Like, idk, the DD show has always been fun in theory because it was ours and we spent a lot of time dissecting it and stitching it back together without some of the ever-present flaws in canon as we saw fit, but no creator will ever take the time to do self-reflection on their work like that! Hell, I'm not even sure that's possible, as a writer and artist myself, because in that position you already know what you meant, so you can't begin to formulate what someone else might interpret your work as.
*infographic voice* And this is why sensitivity readers are important, kids! Don't be like Jared.

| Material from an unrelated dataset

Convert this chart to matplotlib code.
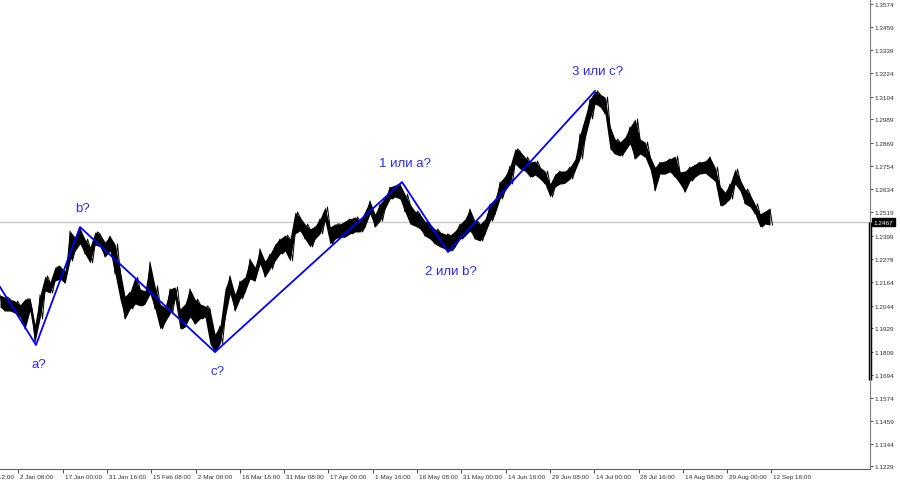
import numpy as np
import matplotlib.pyplot as plt
from matplotlib.transforms import blended_transform_factory

plt.rcParams['font.family'] = ['Liberation Sans', 'DejaVu Sans']

# price band, one sample every 5 bar-units
highs = [1.2098, 1.2088, 1.2078, 1.2068, 1.2048, 1.2078, 1.2078, 1.1951, 1.2098, 1.2195,
         1.2164, 1.2240, 1.2245, 1.2220, 1.2423, 1.2392, 1.2438, 1.2382, 1.2342, 1.2418,
         1.2408, 1.2367, 1.2397, 1.2357, 1.2230, 1.2093, 1.2113, 1.2189, 1.2129, 1.2119,
         1.2266, 1.2144, 1.2053, 1.2037, 1.2129, 1.2139, 1.2027, 1.2053, 1.2129, 1.2078,
         1.2053, 1.2043, 1.2027, 1.1901, 1.1941, 1.2129, 1.2195, 1.2103, 1.2169, 1.2189,
         1.2281, 1.2240, 1.2332, 1.2271, 1.2306, 1.2357, 1.2382, 1.2402, 1.2382, 1.2519,
         1.2494, 1.2458, 1.2433, 1.2448, 1.2484, 1.2544, 1.2443, 1.2458, 1.2458, 1.2473,
         1.2484, 1.2494, 1.2473, 1.2524, 1.2575, 1.2509, 1.2560, 1.2595, 1.2646, 1.2656,
         1.2661, 1.2610, 1.2560, 1.2524, 1.2509, 1.2473, 1.2458, 1.2433, 1.2418, 1.2408,
         1.2402, 1.2423, 1.2458, 1.2484, 1.2534, 1.2473, 1.2458, 1.2484, 1.2560, 1.2585,
         1.2671, 1.2702, 1.2752, 1.2839, 1.2828, 1.2798, 1.2772, 1.2778, 1.2747, 1.2727,
         1.2661, 1.2712, 1.2727, 1.2727, 1.2747, 1.2788, 1.2915, 1.3001, 1.3092, 1.3133,
         1.3117, 1.3102, 1.2955, 1.2889, 1.2874, 1.2899, 1.2950, 1.2991, 1.2889, 1.2874,
         1.2803, 1.2747, 1.2772, 1.2778, 1.2788, 1.2803, 1.2722, 1.2727, 1.2747, 1.2762,
         1.2772, 1.2778, 1.2798, 1.2747, 1.2651, 1.2620, 1.2661, 1.2737, 1.2686, 1.2636,
         1.2610, 1.2560, 1.2509, 1.2524, 1.2534]
lows = [1.2037, 1.2017, 1.2017, 1.2007, 1.1987, 1.1926, 1.2017, 1.1860, 1.1977, 1.2119,
        1.2108, 1.2169, 1.2179, 1.2159, 1.2271, 1.2321, 1.2357, 1.2306, 1.2261, 1.2352,
        1.2342, 1.2291, 1.2321, 1.2205, 1.2078, 1.1977, 1.2027, 1.2053, 1.2043, 1.2053,
        1.2103, 1.2027, 1.1926, 1.1961, 1.2002, 1.2078, 1.1926, 1.1936, 1.1987, 1.1951,
        1.1977, 1.1987, 1.1850, 1.1809, 1.1850, 1.1977, 1.2103, 1.2017, 1.2078, 1.2113,
        1.2179, 1.2169, 1.2255, 1.2189, 1.2230, 1.2271, 1.2306, 1.2321, 1.2271, 1.2408,
        1.2423, 1.2382, 1.2342, 1.2382, 1.2408, 1.2473, 1.2357, 1.2382, 1.2392, 1.2392,
        1.2408, 1.2418, 1.2418, 1.2443, 1.2509, 1.2443, 1.2473, 1.2534, 1.2585, 1.2595,
        1.2585, 1.2519, 1.2458, 1.2448, 1.2433, 1.2397, 1.2382, 1.2357, 1.2342, 1.2332,
        1.2321, 1.2342, 1.2382, 1.2397, 1.2423, 1.2382, 1.2372, 1.2408, 1.2473, 1.2509,
        1.2585, 1.2626, 1.2661, 1.2763, 1.2737, 1.2727, 1.2696, 1.2707, 1.2686, 1.2661,
        1.2595, 1.2646, 1.2661, 1.2666, 1.2686, 1.2727, 1.2788, 1.2889, 1.2991, 1.3067,
        1.3052, 1.3016, 1.2839, 1.2813, 1.2803, 1.2828, 1.2864, 1.2788, 1.2813, 1.2798,
        1.2737, 1.2626, 1.2712, 1.2712, 1.2722, 1.2696, 1.2661, 1.2620, 1.2676, 1.2696,
        1.2712, 1.2717, 1.2696, 1.2676, 1.2550, 1.2560, 1.2585, 1.2661, 1.2626, 1.2560,
        1.2545, 1.2509, 1.2443, 1.2458, 1.2453]
last_price = 1.2467

# wave markup
wave_bars = [0, 36, 80, 215, 402, 448, 595]
wave_prices = [1.2139, 1.1845, 1.2443, 1.1809, 1.2671, 1.2316, 1.3133]
wave_labels = ['', 'a?', 'b?', 'c?', '1 или a?', '2 или b?', '3 или c?']
label_above = [True, False, True, False, True, False, True]

yticks = [1.3574, 1.3459, 1.3339, 1.3224, 1.3104, 1.2989, 1.2869, 1.2754, 1.2634, 1.2519,
          1.2399, 1.2279, 1.2164, 1.2044, 1.1929, 1.1809, 1.1694, 1.1574, 1.1459, 1.1344,
          1.1229]
xtick_labels = ['16 Dec 12:00', '2 Jan 08:00', '17 Jan 00:00', '31 Jan 16:00', '15 Feb 08:00',
                '2 Mar 00:00', '16 Mar 16:00', '31 Mar 08:00', '17 Apr 00:00', '1 May 16:00',
                '16 May 08:00', '31 May 00:00', '14 Jun 16:00', '29 Jun 08:00', '14 Jul 00:00',
                '28 Jul 16:00', '14 Aug 08:00', '29 Aug 00:00', '12 Sep 16:00']

fig = plt.figure(figsize=(9, 4.85), dpi=100)
ax = fig.add_axes([0, 15 / 485, 870 / 900, 470 / 485])
ax.set_xlim(0, 870)
ax.set_ylim(1.1216, 1.3599)

step = 5
x = np.arange(len(highs)) * step
# zig-zag through highs and lows so it looks like a dense bar series
px = np.empty(2 * len(x))
py = np.empty(2 * len(x))
px[0::2] = x
px[1::2] = x + step / 2
py[0::2] = highs
py[1::2] = lows
py[2::4] = lows[1::2]
py[3::4] = highs[1::2]
ax.fill_between(x, lows, highs, color='black', lw=0)
ax.plot(px, py, color='black', lw=0.7)

ax.axhline(last_price, color='#c8c8c8', lw=1, zorder=0)

ax.plot(wave_bars, wave_prices, color='#0000ff', lw=1.3)
for xb, yp, lab, up in zip(wave_bars, wave_prices, wave_labels, label_above):
    if not lab:
        continue
    ax.annotate(lab, (xb, yp), xytext=(2, 14 if up else -14), textcoords='offset points',
                ha='center', va='center', color='#2828ff', fontsize=9.5)

for s in ['top', 'left']:
    ax.spines[s].set_visible(False)
ax.spines['right'].set_color('#808080')
ax.spines['bottom'].set_color('#606060')

ax.yaxis.tick_right()
ax.set_yticks(yticks)
ax.set_yticklabels(['%.4f' % v for v in yticks])
ax.tick_params(axis='y', length=2.5, width=0.6, pad=1, labelsize=4.6, colors='#303030')

# bottom ticks, labels start right of the tick like the terminal does
tick_pos = [-26 + 44.3 * i for i in range(len(xtick_labels))]
ax.set_xticks([t for t in tick_pos if t >= 0])
ax.set_xticklabels([])
ax.tick_params(axis='x', length=3, width=0.6, colors='#303030')
trans = blended_transform_factory(ax.transData, ax.transAxes)
for t, lab in zip(tick_pos, xtick_labels):
    ax.text(t + 2, -0.016, lab, transform=trans, ha='left', va='center',
            fontsize=4.6, color='#303030', clip_on=False)

# current price box and the black marker on the price scale
ax.plot([1.0, 1.0], [last_price, 1.1668], transform=blended_transform_factory(ax.transAxes, ax.transData),
        color='black', lw=2.5, clip_on=False, solid_capstyle='butt')
ax.text(1.004, last_price, '%.4f' % last_price, transform=blended_transform_factory(ax.transAxes, ax.transData),
        ha='left', va='center', fontsize=4.6, color='white',
        bbox=dict(boxstyle='square,pad=0.25', fc='black', ec='black'), clip_on=False)

fig.savefig('out.png', dpi=100)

Anyways, I'm rambling and just waiting for the whole thing to blow over so I can go back to making silly little jokes about DD being a bury your gays story, g way plot hole mining business and mortuary service, and just the end of g way white-knighting. I am tired of these mcr bitches and if anyone has a problem with that you can send them right my way. ~ Maxx 🧷
Yeah like I don't really believe it will happen because no one actually important for a project like this said anything about it and few random articles dropping it out of blue don't seem like a very reliable source. And well if it really happens and the dudebros find this fandom my block list will just grow a little bit longer ig XD
It was fun when it was like haha what if? Nah that could never happen...unless? and even though, let's admit it, many of the ideas we as fandom came up with fucking sucked it was never real so it was just a great thing to laugh about.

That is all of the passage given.